145 Challenges and Opportunities for Social Work Pedagogy: Teaching from the Margins

Schedule:
Friday, January 17, 2020: 3:45 PM-5:15 PM
Supreme Court, ML 4 (Marriott Marquis Washington DC)
Cluster: Research on Social Work Education (RSWE)
Speakers/Presenters:
Diana Melendez, MSW, The Graduate Center, City University of New York, Tiffany Younger, The Graduate Center, City University of New York, Gleneara Bates, MSW, The Graduate Center, City University of New York, Ryan Camire, LCSW, The Graduate Center, City University of New York and Camron Rasmussen, The Graduate Center, City University of New York
Social work education remains tasked with preparing the next generation of agents of social change through the attainment of skills and knowledge that address our biggest social problems through classroom and field practice experiences. In an increasingly austere and neoliberal socio-political environment, social work programs are part of a national trend in which adjunctification and the push for online learning challenge social work educators to find effective, engaging and meaningful ways to engage students. Simultaneously, students demand that their learning process and content is grounded in the values of the profession of equity and justice across race, class, gender identity, sexual orientation and other dimensions of identity. Often caught in the middle of these two dynamics are doctorate students who are part of the growing labor force being deployed by higher education to meet the demands of increasing enrollment numbers while managing funding constraints. In efforts to address their own legacy of racial and economic inequalities, programs have looked to make access to higher education more equitable, however, once enrolled there is little support for doctoral students who themselves must navigate often inhospitable structural environments. Doctorate students find themselves in a unique role of being able to identify as students as well as educators and therefore this overlapping space in a professional's academic development presents opportunities for key questions about social work higher education to be explored.

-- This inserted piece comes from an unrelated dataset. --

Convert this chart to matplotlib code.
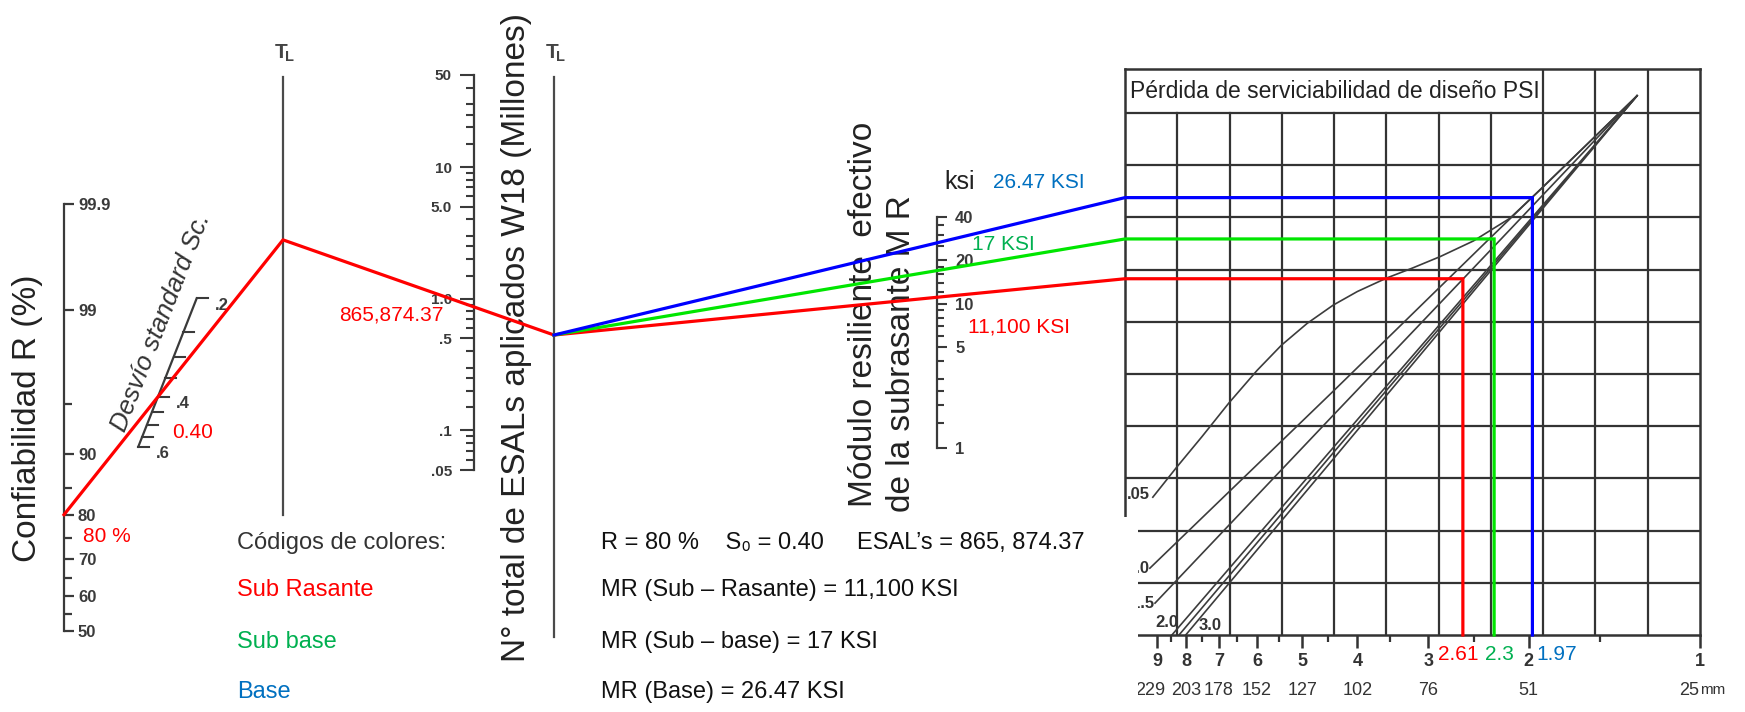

This workshop will be centered at the intersection of the experience of doctorate students who, like many across the nation, have been placed in the role of educator. Speakers will present multiple perspectives, including challenges and opportunities of teaching while learning how to teach, as well as share specific examples of pedagogical and resources which participants can use.

Some of the questions that will be addressed through critical dialogue and interactive engagement (pairs and small group discussions) will be: What are ways women of color, and members of other historically marginalized groups, can engage in critical pedagogical methods which disrupt the traditional banking model of education and integrate social justice practices without compromising their legitimacy as scholars? What is the role of White educators? What are ways that social work educators tasked with online courses, critically engage with interactive digital technology in ways that foster community and continue to account for questions of access based on racial and economic inequalities? How can social work programs integrate concepts from other fields like Education, Digital Humanities, such as universal design and scaffolding, to better prepare doctorate students in their work as educators?